Elizabeth Warren, the special White House adviser assigned to set up the Consumer Financial Protection Bureau, has selected David Silberman of the Kessler Group to run the unit that will research and write rules for credit cards, according to two people involved in the decision.

Warren has said that among her top priorities is regulating credit-card disclosures, which would affect issuers including JPMorgan Chase & Co., Bank of America Corp. and Citigroup Inc.

Silberman manages the insurance business at the Boston-based consulting firm, according to the company’s website. Its clients include the Hartford Life & Accident Insurance Co., the Union Labor Life Insurance Co., and the AFL-CIO. He may be named to the post as early as today, said the people, who spoke on condition of anonymity because the decision isn’t public.

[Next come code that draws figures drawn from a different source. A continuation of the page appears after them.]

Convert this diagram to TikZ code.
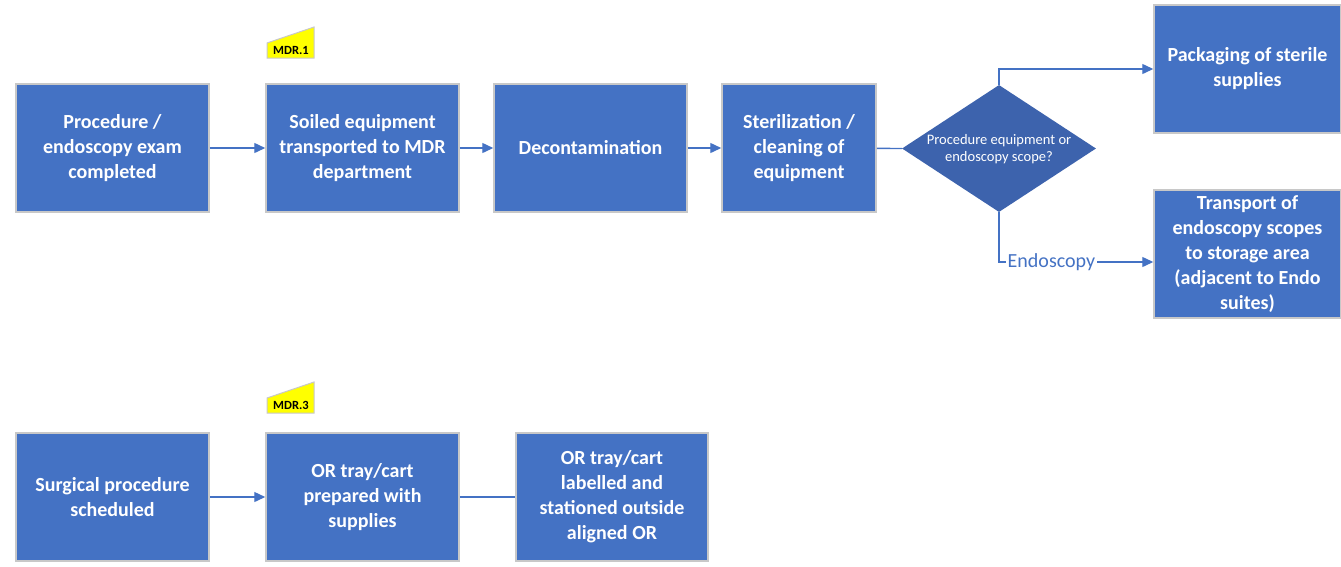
\documentclass[tikz,border=0pt]{standalone}
\usepackage{fontspec}
\setmainfont{Carlito}
\usetikzlibrary{arrows.meta,shapes.geometric}
\definecolor{flowblue}{HTML}{4472C4}
\definecolor{decblue}{HTML}{3D63AD}
\definecolor{edgegrey}{HTML}{C8C8C8}
\definecolor{tagyellow}{HTML}{FFFF00}
\begin{document}
\begin{tikzpicture}[x=1pt,y=-1pt,
  stepbox/.style={draw=edgegrey,line width=1.5pt,fill=flowblue,text=white,
    font=\fontsize{20}{25}\selectfont\bfseries,align=center,inner sep=0pt,
    minimum width=193pt,minimum height=128pt},
  flow/.style={draw=flowblue,line width=1.4pt},
  arr/.style={flow,-{Triangle[length=11pt,width=10pt]}},
  tag/.style={fill=tagyellow,draw=edgegrey,line width=1pt},
  tagtext/.style={font=\fontsize{12.5}{12.5}\selectfont\bfseries,text=black,inner sep=0pt}
]
\useasboundingbox (0,0) rectangle (1341,566);

% upper process row
\node[stepbox] (done) at (112.5,148) {Procedure /\\endoscopy exam\\completed};
\node[stepbox] (soiled) at (362.5,148) {Soiled equipment\\transported to MDR\\department};
\node[stepbox] (decon) at (590.5,148) {Decontamination};
\node[stepbox,minimum width=154pt] (steril) at (799,148) {Sterilization /\\cleaning of\\equipment};

% decision
\node[diamond,fill=decblue,draw=none,inner sep=0pt,minimum width=194pt,minimum height=127pt,aspect=1.53] (dec) at (999,148.5) {};
\node[text=white,font=\fontsize{14.5}{17}\selectfont,align=center,inner sep=0pt] (dectext) at (999,149.5) {Procedure equipment or\\endoscopy scope?};

% outcomes
\node[stepbox,minimum width=187pt] (pack) at (1247.5,69) {Packaging of sterile\\supplies};
\node[stepbox,minimum width=187pt] (trans) at (1247.5,254) {Transport of\\endoscopy scopes\\to storage area\\(adjacent to Endo\\suites)};

% lower process row
\node[stepbox] (sched) at (112.5,497) {Surgical procedure\\scheduled};
\node[stepbox] (tray) at (362.5,497) {OR tray/cart\\prepared with\\supplies};
\node[stepbox,minimum width=192pt] (label) at (612,497) {OR tray/cart\\labelled and\\stationed outside\\aligned OR};

% MDR tags
\path[tag] (267,58) -- (314,58) -- (314,27) -- (267,43) -- cycle;
\node[tagtext] (mdra) at (291,50.5) {MDR.1};
\path[tag] (267,413) -- (314,413) -- (314,382) -- (267,398) -- cycle;
\node[tagtext] (mdrb) at (291,405.5) {MDR.3};

% connectors
\draw[arr] (done) -- (soiled);
\draw[arr] (soiled) -- (decon);
\draw[arr] (decon) -- (steril);
\draw[flow] (steril) -- (dec.west);
\draw[arr] (dec.north) |- (pack.west);
\draw[arr] (dec.south) |- ([yshift=-8pt]trans.west)
  node[pos=0.67,fill=white,text=flowblue,font=\fontsize{20}{24}\selectfont,inner sep=1.5pt] (endo) {Endoscopy};
\draw[arr] (sched) -- (tray);
\draw[flow] (tray) -- (label);
\end{tikzpicture}
\end{document}
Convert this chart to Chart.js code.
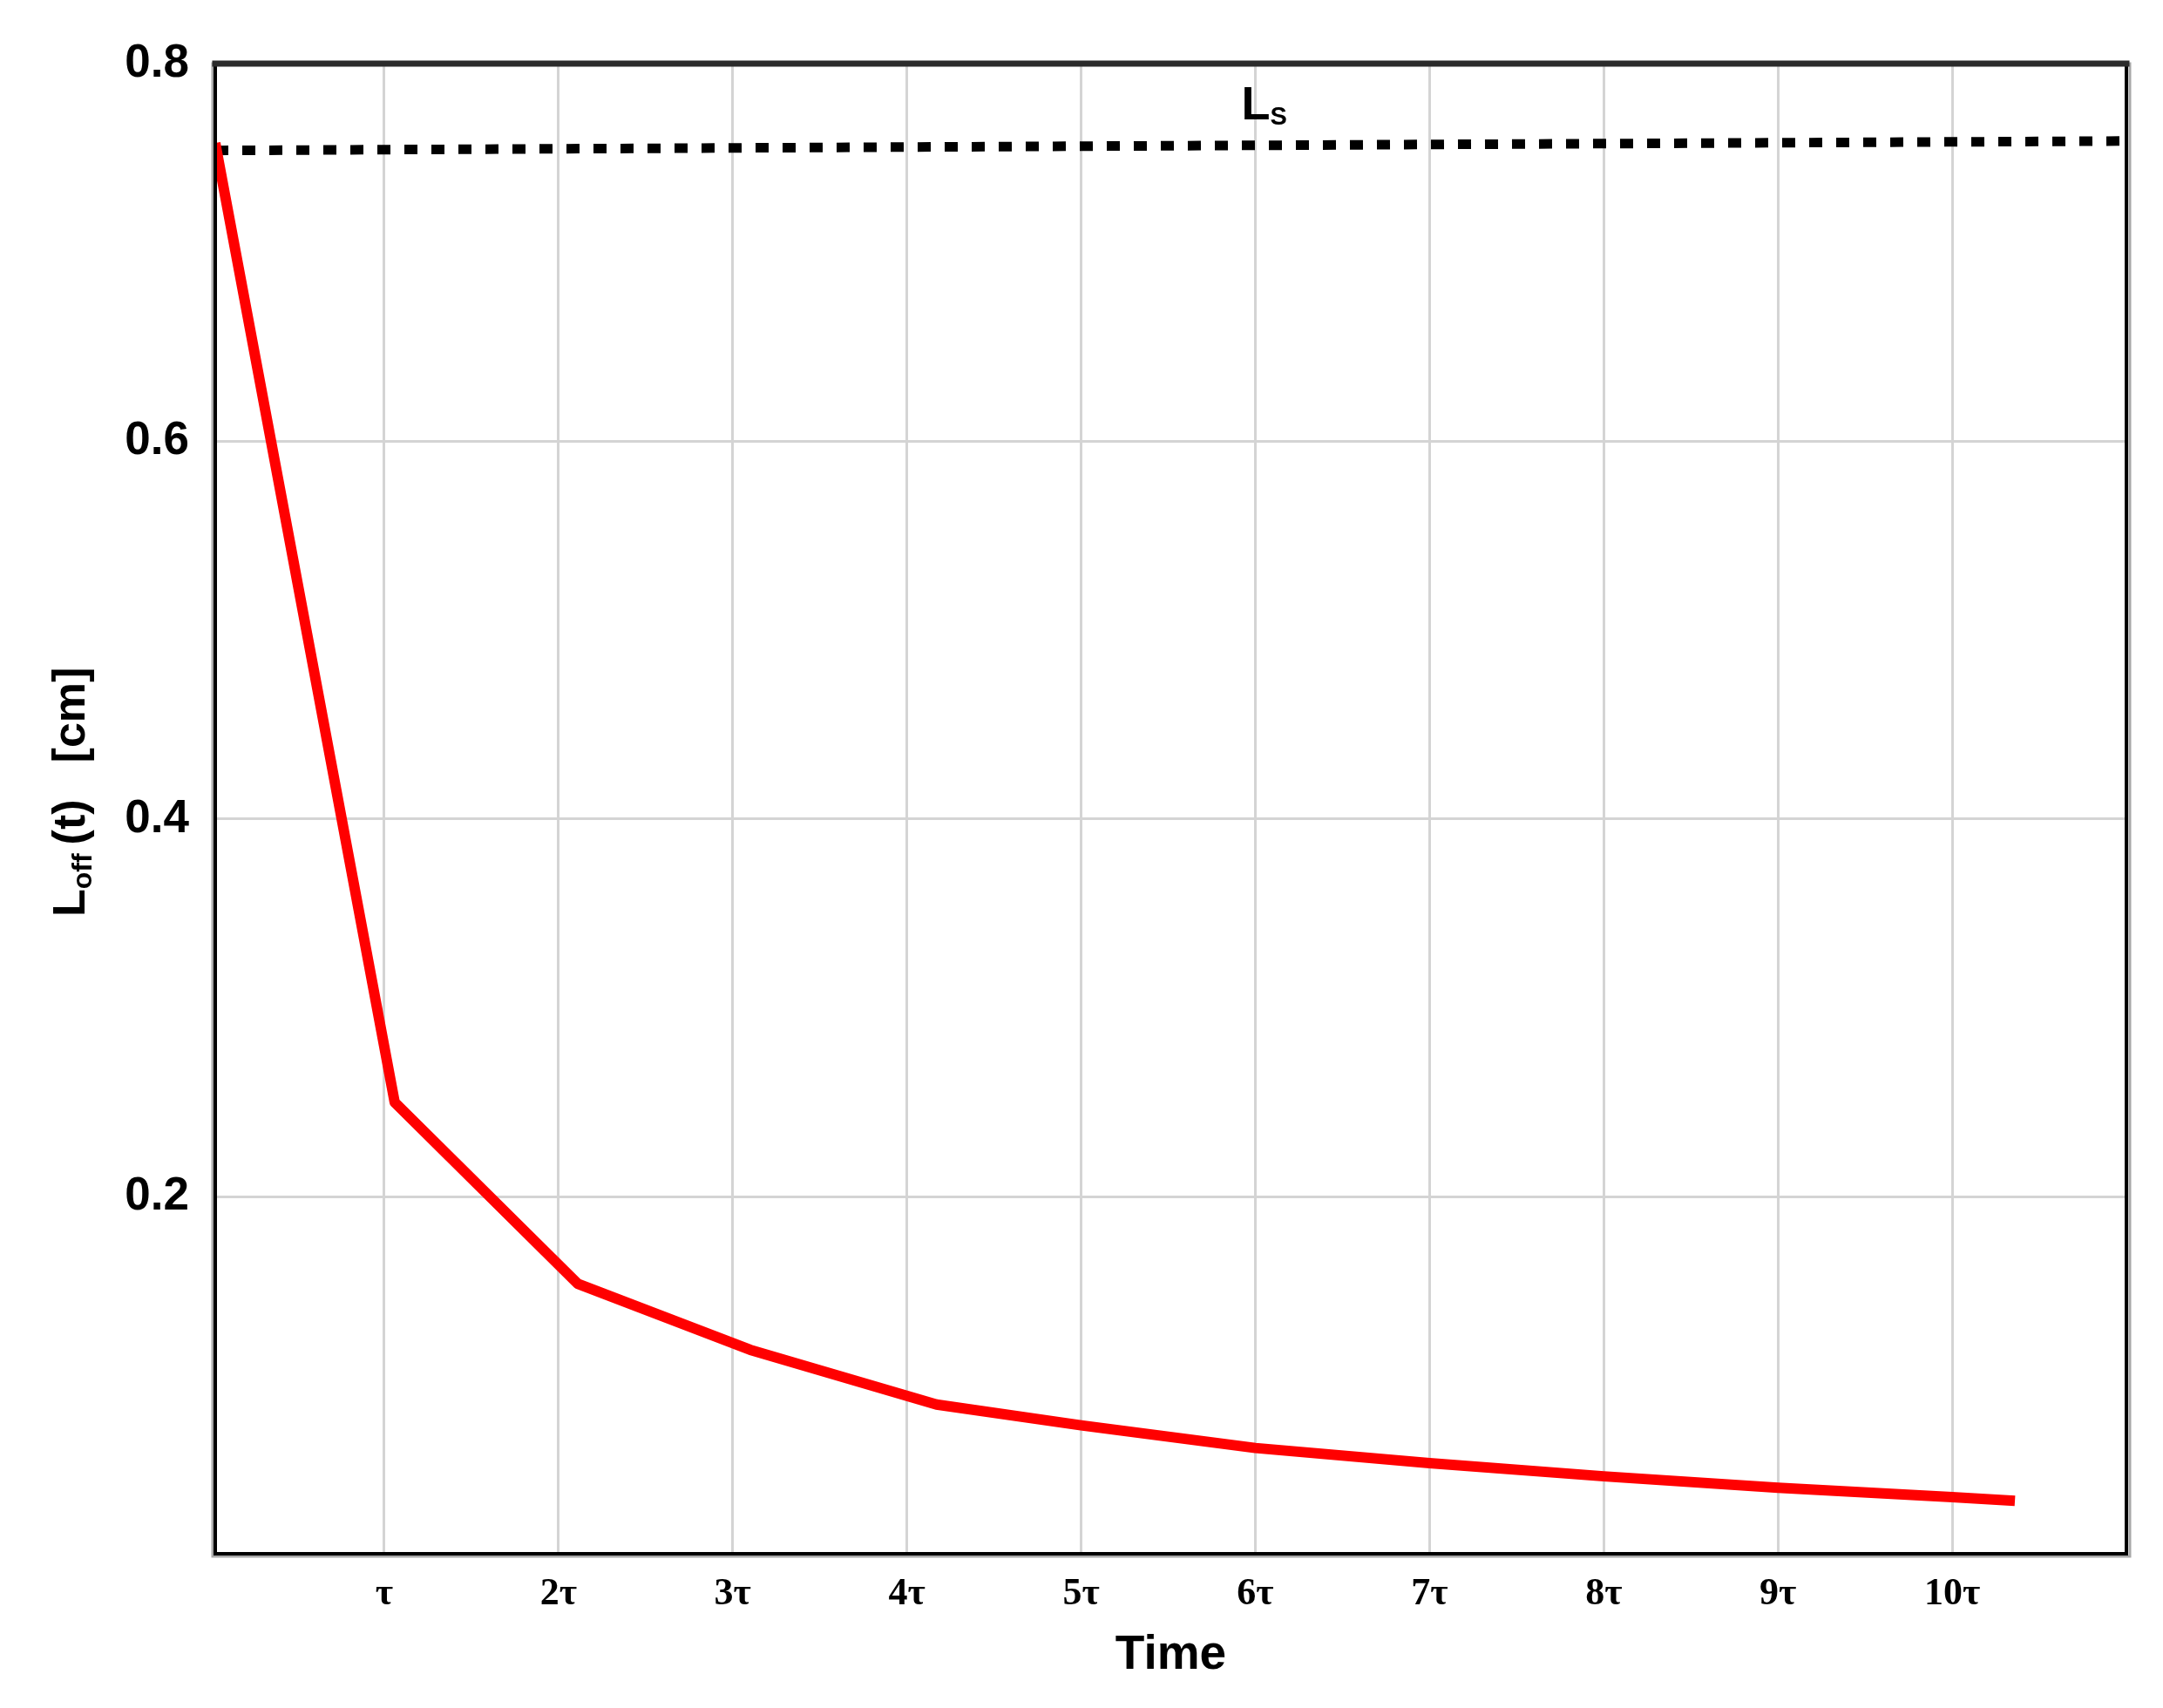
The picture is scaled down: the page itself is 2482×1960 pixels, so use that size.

Before joining Kessler in 1999, Silberman was a co-founder of Union Privilege, the benefits arm of the AFL-CIO. He also served as the general counsel of Union Privilege for 12 years, then as its president and chief executive for five years.

As the general counsel of Union Privilege, Silberman negotiated the first agreements in the early 1990s with credit card issuers including HSBC Holdings Plc to create “affinity cards” for union members.

Affinity cards offer financial benefits to cardholders, such as discounts at certain stores, and funnel a fraction of each transaction to the union, said Leslie Tolf, the current president of Union Privilege. Currently about 1.5 million union members have the cards, she said.

‘Unique Skills’

Silberman “has a unique set of skills for the consumer and business,” Tolf said.

Silberman’s office in Boston did not return a call seeking comment.

Like everyone currently working with Warren, Silberman will technically be an employee of the Treasury Department until the bureau sets up its own human resources and computer system.

Warren said in an interview last week that her planned structure for the bureau would have separate units for each of the major areas of financial services, including credit cards, mortgages and student loans. She said each unit would perform its own research and rule-writing.

This structure, Warren said, can help avoid “capture,” the term that describes a regulator that falls under the sway of the industry it is supposed to oversee.

“An agency can be designed in a way to make capture more difficult, in part by making sure the people who know the markets best are writing the rules,” Warren said.

Other Appointments

Treasury today named Steven Antonakes, who is currently the Massachusetts commissioner of banks, to set up the bureau’s supervision program for the nation’s largest depository banks. Peggy Twohig, who has run the Treasury Department’s Office of Consumer Protection, will help set up supervision of non- depository financial companies, Treasury said.

“Peggy and Steve will play critical roles in building a CFPB that will level the playing field between bank and non-bank lenders,” Warren said in a statement.